The requirements of a conformant STEP application are:
- implementation of either a preprocessor or a postprocessor or both,
- using one of the STEP implementation methods STEP-File, STEP-XML or SDAI for the AIM/MIM data model and
- supporting one or several conformance classes of an AP.
The Application Reference Models is the mediator between the AAM and the AIM/MIM. Originally its purpose was only to document high level application objects and the basic relations between them. IDEF1X diagrams documented the AP of early APs in an informal way. The ARM objects, their attributes and relations are mapped to the AIM so that it is possible to implement an AP. As APs got more and more complex formal methods were needed to document the ARM and so EXPRESS which was originally only developed for the AIM was also used for the ARM. Over time these ARM models got very detailed till to the point that some implementations preferred to use the ARM instead of the formally required AIM/MIM. Today a few APs have ARM based exchange formats standardized outside of ISO TC184/SC4:
- PLM-Services within the OMG for AP 214
- ISO 14649 Data model for computerized numerical controllers for AP 238
- PLCS-DEXs within OASIS for AP 239
- AP 209, Composite and metallic structural analysis and related design
- AP 210, Electronic assembly, interconnect and packaging design
- AP 221, Functional data and schematic representation of process plants
- AP 236, Furniture product data and project data
- AP 239, Product life cycle support
- AP 242, Managed model based 3d engineering
Coverage of STEP Application Protocols (AP)
The STEP APs can be roughly grouped into the three main areas design, manufacturing and life cycle support.Design APs:
- Mechanical:
- * AP 207, Sheet metal die planning and design
- * AP 209, Composite and metallic structural analysis and related design
- * AP 235, Materials information for the design and verification of products
- * AP 236, Furniture product data and project data
- * AP 242, Managed model based 3d engineering
- Connectivity oriented electric, electronic and piping/ventilation:
- * AP 210, Electronic assembly, interconnect and packaging design.
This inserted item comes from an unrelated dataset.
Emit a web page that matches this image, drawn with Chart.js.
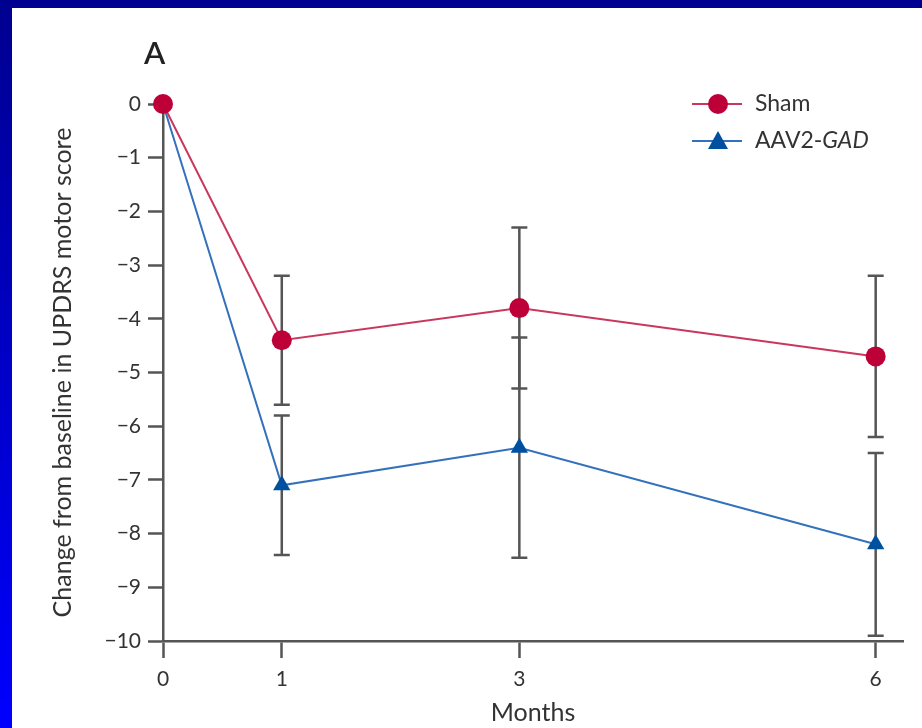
<!DOCTYPE html>
<html>
<head>
<meta charset="utf-8">
<script src="https://cdn.jsdelivr.net/npm/chart.js@4"></script>
<style>
  html, body { margin: 0; padding: 0; }
  body {
    width: 922px; height: 728px; overflow: hidden;
    background: linear-gradient(to bottom, #000090 0%, #0000ff 100%);
    position: relative;
  }
  #wrap {
    position: absolute; left: 12px; top: 8px;
    width: 910px; height: 720px; background: #fff;
  }
</style>
</head>
<body>
<div id="wrap"><canvas id="chart" width="910" height="720"></canvas></div>
<script>
// Data
const months = [0, 1, 3, 6];
const shamMean = [0, -4.4, -3.8, -4.7];
const shamErr = [0, 1.2, 1.5, 1.5];
const gadMean = [0, -7.1, -6.4, -8.2];
const gadErr = [0, 1.3, 2.05, 1.7];
const xTicks = [0, 1, 3, 6];

const FONT = 'Lato, "Open Sans", sans-serif';
const AXIS = '#555555';
const RED = '#be0038', RED_LINE = '#c9375f';
const BLUE = '#0050a0', BLUE_LINE = '#3471bd';

const toPoints = (ys) => months.map((m, i) => ({ x: m, y: ys[i] }));

// Error bars, drawn under the markers
const errorBars = {
    id: 'errorBars',
    beforeDatasetsDraw(chart) {
        const ctx = chart.ctx;
        const xs = chart.scales.x, ys = chart.scales.y;
        const sets = [[shamMean, shamErr], [gadMean, gadErr]];
        ctx.save();
        ctx.strokeStyle = AXIS;
        ctx.lineWidth = 2.5;
        sets.forEach(([mean, err]) => {
            months.forEach((m, i) => {
                if (!err[i]) return;
                const px = xs.getPixelForValue(m);
                const top = ys.getPixelForValue(mean[i] + err[i]);
                const bot = ys.getPixelForValue(mean[i] - err[i]);
                ctx.beginPath();
                ctx.moveTo(px, top); ctx.lineTo(px, bot);
                ctx.moveTo(px - 8, top); ctx.lineTo(px + 8, top);
                ctx.moveTo(px - 8, bot); ctx.lineTo(px + 8, bot);
                ctx.stroke();
            });
        });
        ctx.restore();
    }
};

// Panel letter and the line+marker legend
const extras = {
    id: 'extras',
    afterDraw(chart) {
        const ctx = chart.ctx;
        ctx.save();
        ctx.fillStyle = '#222';
        ctx.font = '600 31px ' + FONT;
        ctx.textBaseline = 'middle';
        ctx.textAlign = 'left';
        ctx.fillText('A', 132, 46);

        const items = [
            { label: 'Sham', line: RED_LINE, fill: RED, shape: 'circle', y: 96 },
            { label: 'AAV2-', italic: 'GAD', line: BLUE_LINE, fill: BLUE, shape: 'triangle', y: 133 }
        ];
        items.forEach(it => {
            ctx.strokeStyle = it.line;
            ctx.lineWidth = 2;
            ctx.beginPath();
            ctx.moveTo(680, it.y); ctx.lineTo(730, it.y);
            ctx.stroke();
            ctx.fillStyle = it.fill;
            ctx.beginPath();
            if (it.shape === 'circle') {
                ctx.arc(706, it.y, 10, 0, Math.PI * 2);
            } else {
                ctx.moveTo(706, it.y - 10);
                ctx.lineTo(716, it.y + 8);
                ctx.lineTo(696, it.y + 8);
                ctx.closePath();
            }
            ctx.fill();
            ctx.fillStyle = '#333';
            ctx.font = '23px ' + FONT;
            ctx.fillText(it.label, 743, it.y);
            if (it.italic) {
                const w = ctx.measureText(it.label).width;
                ctx.font = 'italic 23px ' + FONT;
                ctx.fillText(it.italic, 743 + w, it.y);
            }
        });
        ctx.restore();
    }
};

new Chart(document.getElementById('chart').getContext('2d'), {
    type: 'line',
    data: {
        datasets: [
            {
                label: 'Sham',
                data: toPoints(shamMean),
                borderColor: RED_LINE,
                backgroundColor: RED,
                borderWidth: 2,
                pointStyle: 'circle',
                pointRadius: 10,
                pointBorderWidth: 0,
                pointBackgroundColor: RED,
                tension: 0,
                clip: false
            },
            {
                label: 'AAV2-GAD',
                data: toPoints(gadMean),
                borderColor: BLUE_LINE,
                backgroundColor: BLUE,
                borderWidth: 2,
                pointStyle: 'triangle',
                pointRadius: 10,
                pointBorderWidth: 0,
                pointBackgroundColor: BLUE,
                tension: 0,
                clip: false
            }
        ]
    },
    options: {
        responsive: false,
        animation: false,
        layout: { padding: { top: 96, right: 19, left: 0, bottom: 0 } },
        plugins: { legend: { display: false }, tooltip: { enabled: false } },
        scales: {
            x: {
                type: 'linear',
                min: 0,
                max: 6.23,
                afterBuildTicks: (scale) => { scale.ticks = xTicks.map(v => ({ value: v })); },
                afterFit: (scale) => { scale.height = 87; },
                border: { color: AXIS, width: 2.5 },
                grid: { drawOnChartArea: false, drawTicks: true, tickLength: 17, tickColor: AXIS, tickWidth: 2.5 },
                ticks: { color: '#333', font: { family: FONT, size: 21 }, padding: 9, maxRotation: 0 },
                title: { display: true, text: 'Months', color: '#333', font: { family: FONT, size: 25 }, padding: { top: 0, bottom: 0 } }
            },
            y: {
                min: -10,
                max: 0,
                afterFit: (scale) => { scale.width = 151; },
                border: { color: AXIS, width: 2.5 },
                grid: { drawOnChartArea: false, drawTicks: true, tickLength: 15, tickColor: AXIS, tickWidth: 2.5 },
                ticks: {
                    stepSize: 1,
                    color: '#333',
                    font: { family: FONT, size: 21 },
                    padding: 7,
                    callback: (v) => String(v).replace('-', '\u2212')
                },
                title: { display: true, text: 'Change from baseline in UPDRS motor score', color: '#333', font: { family: FONT, size: 25 }, padding: { top: 36, bottom: 0 } }
            }
        }
    },
    plugins: [errorBars, extras]
});
</script>
</body>
</html>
The most complex and sophisticated STEP AP.
- * AP 212, Electrotechnical design and installation.
- * AP 227, Plant spatial configuration
- Ship:
- * AP 215, Ship arrangement
- * AP 216, Ship moulded forms
- * AP 218, Ship structures
- Others:
- * AP 225, Building elements using explicit shape representation
- * AP 232, Technical data packaging core information and exchange
- * AP 233, Systems engineering data representation
- * AP 237, Fluid dynamics has been cancelled and the functionality included in AP 209
- AP 219, Dimensional inspection information exchange
- AP 223, Exchange of design and manufacturing product information for cast parts
- AP 224, Mechanical product definition for process plans using machining features
- AP 238 - Application interpreted model for computer numeric controllers
- AP 240, Process plans for machined products
- AP 239, Product life cycle support
- AP 221, Functional data and schematic representation of process plants
- AP 241, Generic Model for Life Cycle Support of AEC Facilities
The original intent of STEP was to publish one integrated data-model for all life cycle aspects. But due to the complexity, different groups of developers and different speed in the development processes, the splitting into several APs was needed. But this splitting made it difficult to ensure that APs are interoperable in overlapping areas. Main areas of harmonization are:
- AP 212, 221, 227 and 242 for technical drawings with extension in AP 212 and 221 for schematic functionality
- AP 224, 238 and 242 for machining features and for Geometric dimensioning and tolerancing
- AP 212 and 242 for electro-mechanical products such as a car or a transformer. This will be addressed by the second edition of AP242 that is currently under development
- AP 242, 209 and 210 for electro/electronic-mechanical products
- AP 212, 215, 216, 218, 227 for ships
- AP 203/214, 224, 240 and 238 for the complete design and manufacturing process of piece parts.